As pointed out by a number of participants, programs targeting leadership and media have multiplied in recent years. However there appears to be little in the way of co‐ordination among them. Increased co‐ordination and cooperation could contribute positively to sustainability in various ways, for example by avoiding replication of programs and thus multiple small scale programs of limited impact. Many programs (largely due to funding issues) are run only once or twice, and do not share information between them. A lack of evaluation (and information sharing) can lead to a situation where each new program ‘re‐invents the wheel’ and lessons learnt by previous programs are lost. Greater co‐ordination would allow for a pooling of resources in some instances, and could also involve, for example, articulation pathways from one program to the next. Articulated pathways would allow for particular organisations focusing on different participant profiles, while feeding successful graduates up to the next level of program.

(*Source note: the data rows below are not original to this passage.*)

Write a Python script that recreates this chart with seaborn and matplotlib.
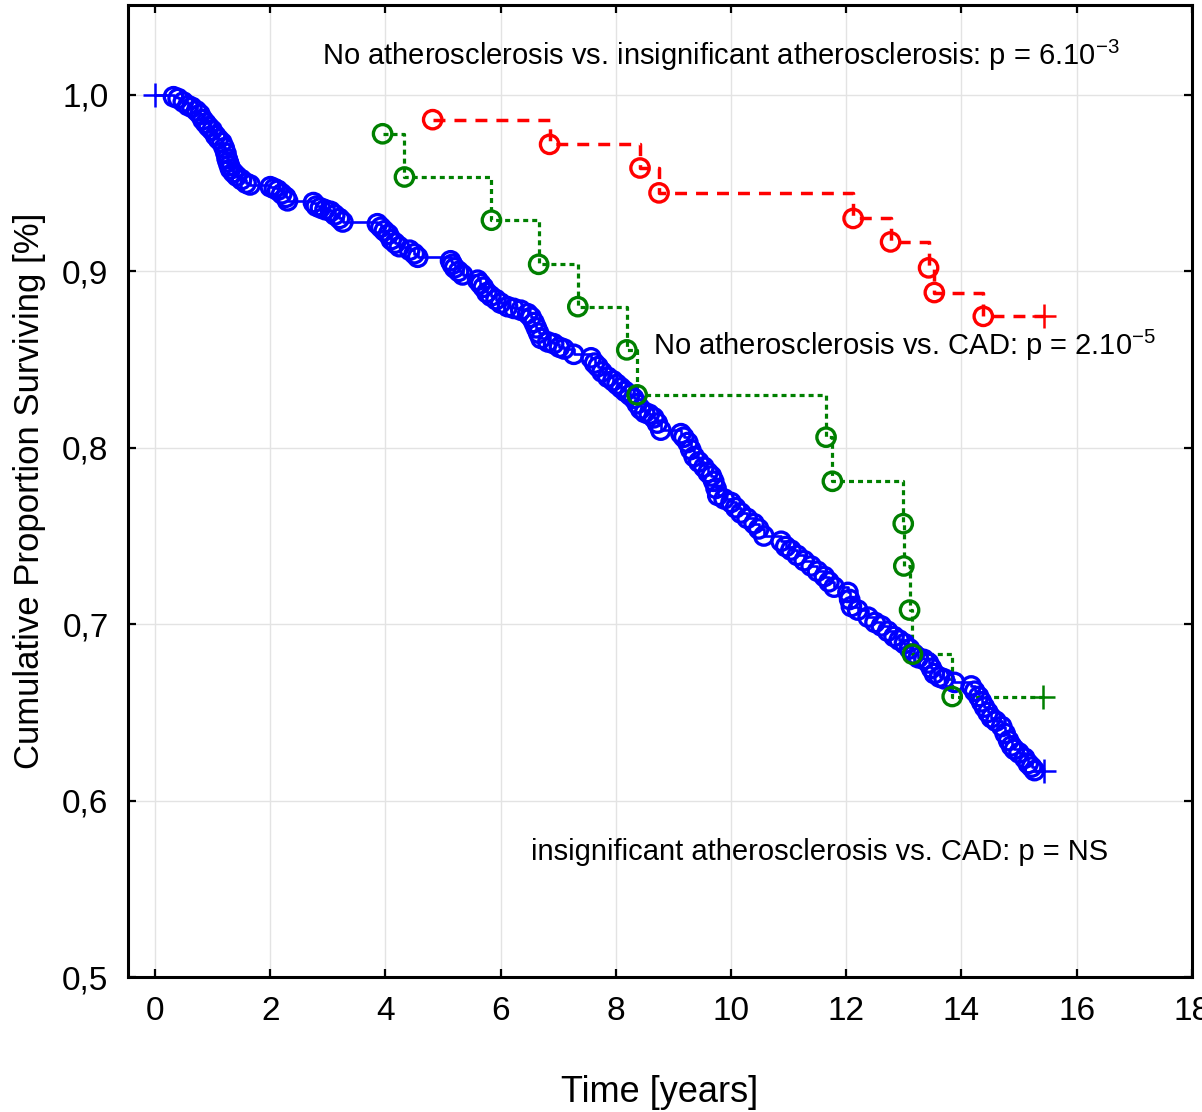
import matplotlib
matplotlib.use("Agg")
import matplotlib.pyplot as plt
import numpy as np
import pandas as pd
import seaborn as sns

# ---------------- data ----------------
# Blue: CAD group — event times (years) and survival after each event
blue_t = [0.32, 0.40, 0.49, 0.57, 0.64, 0.72, 0.78, 0.83, 0.88, 0.93, 0.99, 1.05, 1.10, 1.16,
          1.20, 1.23, 1.25, 1.27, 1.29, 1.31, 1.36, 1.42, 1.50, 1.58, 1.65,
          2.00, 2.07, 2.13, 2.20, 2.27, 2.30,
          2.75, 2.80, 2.87, 2.95, 3.05, 3.12, 3.20, 3.26,
          3.86, 3.92, 3.98, 4.05, 4.10, 4.17, 4.24, 4.42, 4.50, 4.56,
          5.13, 5.16, 5.20, 5.27, 5.34, 5.60, 5.65, 5.70, 5.76, 5.83, 5.92, 6.00, 6.12, 6.23,
          6.35, 6.47, 6.53, 6.58, 6.62, 6.66, 6.70, 6.82, 6.92, 7.02, 7.10, 7.27, 7.57, 7.63,
          7.69, 7.76, 7.86, 7.95, 8.02, 8.09, 8.16, 8.24, 8.31, 8.37, 8.43,
          8.50, 8.58, 8.66, 8.72, 8.78, 9.13, 9.18, 9.25, 9.30, 9.36, 9.44, 9.53, 9.60, 9.66,
          9.70, 9.74, 9.77, 9.88, 10.00, 10.08, 10.17, 10.28, 10.40, 10.48, 10.57, 10.87, 10.95,
          11.04, 11.15, 11.27, 11.39, 11.50, 11.62, 11.70, 11.79, 12.03, 12.06, 12.09, 12.20,
          12.38, 12.50, 12.61, 12.72, 12.83, 12.92, 13.01,
          13.10, 13.18, 13.25, 13.35, 13.43, 13.48, 13.53, 13.62, 13.70, 13.88, 14.17, 14.23,
          14.30, 14.35, 14.40, 14.46, 14.52, 14.60, 14.70, 14.76, 14.82, 14.87, 14.92, 15.00,
          15.10, 15.16, 15.22, 15.27]
blue_s = [0.999, 0.998, 0.996, 0.994, 0.993, 0.991, 0.989, 0.986, 0.984, 0.982, 0.980, 0.977, 0.975, 0.973,
          0.970, 0.967, 0.964, 0.962, 0.960, 0.958, 0.956, 0.954, 0.952, 0.950, 0.949,
          0.948, 0.947, 0.946, 0.944, 0.942, 0.940,
          0.939, 0.937, 0.936, 0.935, 0.934, 0.932, 0.930, 0.928,
          0.927, 0.925, 0.923, 0.921, 0.918, 0.916, 0.914, 0.912, 0.910, 0.908,
          0.906, 0.904, 0.902, 0.900, 0.898, 0.895, 0.893, 0.891, 0.888, 0.886, 0.884, 0.882, 0.880, 0.879,
          0.878, 0.876, 0.874, 0.871, 0.868, 0.865, 0.862, 0.860, 0.859, 0.857, 0.856, 0.853, 0.851, 0.848,
          0.846, 0.843, 0.840, 0.838, 0.836, 0.834, 0.832, 0.830, 0.828, 0.825, 0.822,
          0.820, 0.819, 0.817, 0.814, 0.810, 0.808, 0.806, 0.803, 0.799, 0.795, 0.792, 0.789, 0.786, 0.784,
          0.781, 0.777, 0.773, 0.771, 0.769, 0.766, 0.763, 0.760, 0.757, 0.754, 0.750, 0.747, 0.744,
          0.742, 0.739, 0.736, 0.733, 0.730, 0.727, 0.724, 0.721, 0.718, 0.714, 0.710, 0.708,
          0.704, 0.701, 0.699, 0.696, 0.693, 0.691, 0.689,
          0.686, 0.683, 0.681, 0.680, 0.678, 0.675, 0.672, 0.670, 0.669, 0.667, 0.665, 0.662,
          0.659, 0.656, 0.653, 0.650, 0.647, 0.645, 0.642, 0.638, 0.634, 0.631, 0.629, 0.627,
          0.624, 0.621, 0.619, 0.617]
blue_cens_t = [0.0, 15.43]
blue_cens_s = [1.0, 0.617]

# Green: insignificant atherosclerosis
green_t = [3.95, 4.33, 5.84, 6.66, 7.34, 8.19, 8.37, 11.65, 11.76, 12.99, 13.00, 13.10, 13.15, 13.84]
green_s = [0.978, 0.9535, 0.929, 0.904, 0.880, 0.8555, 0.830, 0.806, 0.781, 0.757, 0.733, 0.708, 0.683, 0.659]
green_cens_t = [15.41]
green_cens_s = [0.659]

# Red: no atherosclerosis
red_t = [4.82, 6.85, 8.42, 8.75, 12.12, 12.77, 13.43, 13.53, 14.38]
red_s = [0.986, 0.972, 0.9586, 0.9445, 0.930, 0.9167, 0.902, 0.888, 0.8745]
red_cens_t = [15.43]
red_cens_s = [0.8745]

x_ticks = [0, 2, 4, 6, 8, 10, 12, 14, 16, 18]
y_ticks = [0.5, 0.6, 0.7, 0.8, 0.9, 1.0]
y_tick_labels = ["0,5", "0,6", "0,7", "0,8", "0,9", "1,0"]

annotations = [
    ("No atherosclerosis vs. insignificant atherosclerosis: p = 6.10$^{-3}$", 9.83, 1.0227, "center"),
    ("No atherosclerosis vs. CAD: p = 2.10$^{-5}$", 8.64, 0.858, "left"),
    ("insignificant atherosclerosis vs. CAD: p = NS", 6.52, 0.571, "left"),
]

# ---------------- style ----------------
sns.set_theme(style="white")
plt.rcParams["font.family"] = ["Liberation Sans", "DejaVu Sans"]
plt.rcParams["mathtext.default"] = "regular"
plt.rcParams["lines.scale_dashes"] = False

fig = plt.figure(figsize=(12.02, 11.12), dpi=100)
ax = fig.add_axes([0.1065, 0.1214, 0.885, 0.8741])

groups = [
    ("blue", "#0000ff", blue_t, blue_s, blue_cens_t, blue_cens_s, None, 1.9),
    ("green", "#008000", green_t, green_s, green_cens_t, green_cens_s, (3.6, 2.9), 2.3),
    ("red", "#ff0000", red_t, red_s, red_cens_t, red_cens_s, (8.6, 6.5), 2.5),
]

for name, col, t, s, ct, cs, dashes, lw in groups:
    if name == "blue":
        lt = [ct[0]] + t + [ct[-1]]
        ls_ = [cs[0]] + s + [cs[-1]]
    else:
        lt = t + ct
        ls_ = s + cs
    dline = pd.DataFrame({"t": lt, "s": ls_})
    n_before = len(ax.lines)
    sns.lineplot(data=dline, x="t", y="s", estimator=None, sort=False,
                 drawstyle="steps-post", color=col, linewidth=lw, ax=ax, zorder=3)
    if dashes is not None:
        for ln in ax.lines[n_before:]:
            ln.set_dashes(dashes)
    dev = pd.DataFrame({"t": t, "s": s})
    sns.scatterplot(data=dev, x="t", y="s", marker="o", s=175, facecolors="none",
                    edgecolor=col, linewidth=2.4, ax=ax, zorder=4)
    dc = pd.DataFrame({"t": ct, "s": cs})
    sns.scatterplot(data=dc, x="t", y="s", marker="+", s=300, color=col,
                    linewidth=1.8, ax=ax, zorder=4)

ax.set_xlim(-0.47, 18.0)
ax.set_ylim(0.5, 1.051)
ax.set_xticks(x_ticks)
ax.set_yticks(y_ticks)
ax.set_yticklabels(y_tick_labels)
ax.grid(True, color="#e3e3e3", linewidth=1.0)
ax.set_axisbelow(True)

for sp in ax.spines.values():
    sp.set_color("black")
    sp.set_linewidth(2.2)
    sp.set_visible(True)

ax.tick_params(axis="both", which="major", direction="in", length=6, width=1.6,
               top=True, right=True, bottom=True, left=True, labelsize=24,
               colors="black")
ax.tick_params(axis="x", pad=14)
ax.tick_params(axis="y", pad=14)

ax.set_xlabel("Time [years]", fontsize=26, labelpad=34, color="black")
ax.set_ylabel("Cumulative Proportion Surviving [%]", fontsize=25, labelpad=12, color="black")

for txt, tx, ty, ha in annotations:
    ax.text(tx, ty, txt, ha=ha, va="center", fontsize=21, color="black")

fig.savefig("out.png", dpi=100, facecolor="white")
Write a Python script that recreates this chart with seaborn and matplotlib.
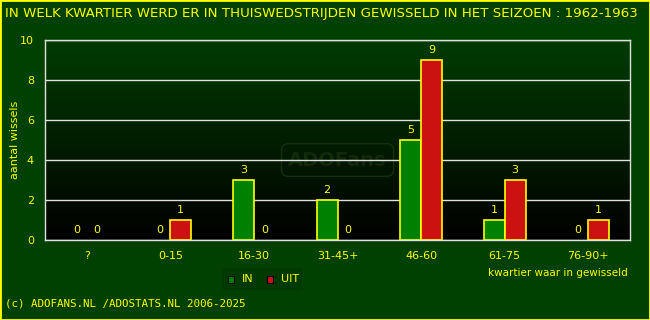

For example a program for disadvantaged and disengaged youth could feed into a program for more experienced professionals or those with some leadership experience. Or, for example, different programs could focus on different skill‐sets.
A further issue, not just confined to media and leadership interventions, is a lack of good quality evaluation. Serious program evaluation is a key to long term sustainability. However, many programs, including a number of those listed in the audit of initiatives, were either not evaluated, or evaluated at only the simplest level. Evaluations tended to be of the single page ‘tick a box’ variety, administered to participants to register their satisfaction with aspects of a program.

For example, a report on the La Trobe University ‘Leadership Training Program for Young Muslims’ (20072008) gave an outline of activities run under the initiative. A summary of the accomplishments of the program was provided; however, as the report made limited use of participatory evaluation processes or qualitative data collection, it did not evaluate the success of the program in any longitudinal depth. Similarly, the UK based Nasiha Active Citizenship Program (ACP) published participant responses in its ‘Accreditations’ page, but without an analysis or evaluation of the effectiveness of the program.


Hanberger (2001) defines three approaches for evaluating the effects of public policy and programs on civil society and democracy. They are technocratic, advocacy, and mediating. Technocratic and advocacy approaches promote expertoriented and grouporiented evaluations respectively. Hanberger favours the mediating approach, in which the evaluator acts as a counsellor and mediator: inquiring, learning, and working together with various stakeholders, trying to describe the current situation in fair ways, taking account of critical arguments in the face of difference and conflict, and finding practical solutions to collective problems (Hanberger 2001).
As part of the ‘Preventing Violent Extremism’ campaign run in the UK, the Department of Communities and Local Government published a set of guidelines, Evaluating Local PREVENT Projects and Programs, that local authorities could use to evaluate the initiatives’ relative success. The guidelines provided accessible information on evaluation parameters, data collection methods and data analysis models. The guidelines also favoured a participatory approach, encouraging program authorities to involve community‐based partners in decision making and evaluation.
However, Mayo and Rooke (2008) identify some problems of participatory approaches to monitoring and evaluation. Such approaches may simply lead to tokenism if participatory evaluation is taken to mean the occasional use of particular techniques (2008). The scope and limitations of participatory approaches are examined through a case study of the UK based program Active Learning for Active Citizenship (2008). In particular, they note the challenge of tracking the impact of such evaluations on wider policy decisions (2008) and understanding the diffuseness of ‘ripple effect’. However the Active Learning evaluation did employ some useful methods, for example tracking participants sphere of influence before their participation in the program, and again at one year afterwards. They asked participants to detail any new spheres of influence that had opened up for them as a result of participation. Examples of new opportunities for influence were mapped at different scales, from ‘self’, to family, neighbourhood, local, regional, and national influence. Diffuse multiplier effects were best tracked through qualitative case studies of individuals over time.
Good quality evaluations do not rely on the evaluation of program convenors alone (who are often cautious in negative evaluation due to anxieties around continued funding), nor reliant solely on participants broad statements of satisfaction. Serious evaluation needs to take an in‐depth participatory approach, assess specific and diffuse impacts in the short, intermediate and long term, and should involve both qualitative and quantitative components. Comparative evaluations have an important place in detailing differential outcomes for different participant groups and program types. Evaluations need to be customised for individual programs, and need adequate funding to cover participative approaches, observational work, in‐depth qualitative interviews and participant case studies, and return research at a reasonable interval of a year or more following the end of the program. Considered indicators need to be established, but allowance needs to be made for diffuse, or less mechanistic or direct cause‐effect impacts. For example media intervention projects may not lead to a widespread change in mainstream media representations, but participants who are successful in publishing or being interviewed positively in mainstream media may contribute subtly to the public conversation, and also to a sense of self efficacy and ‘voice’.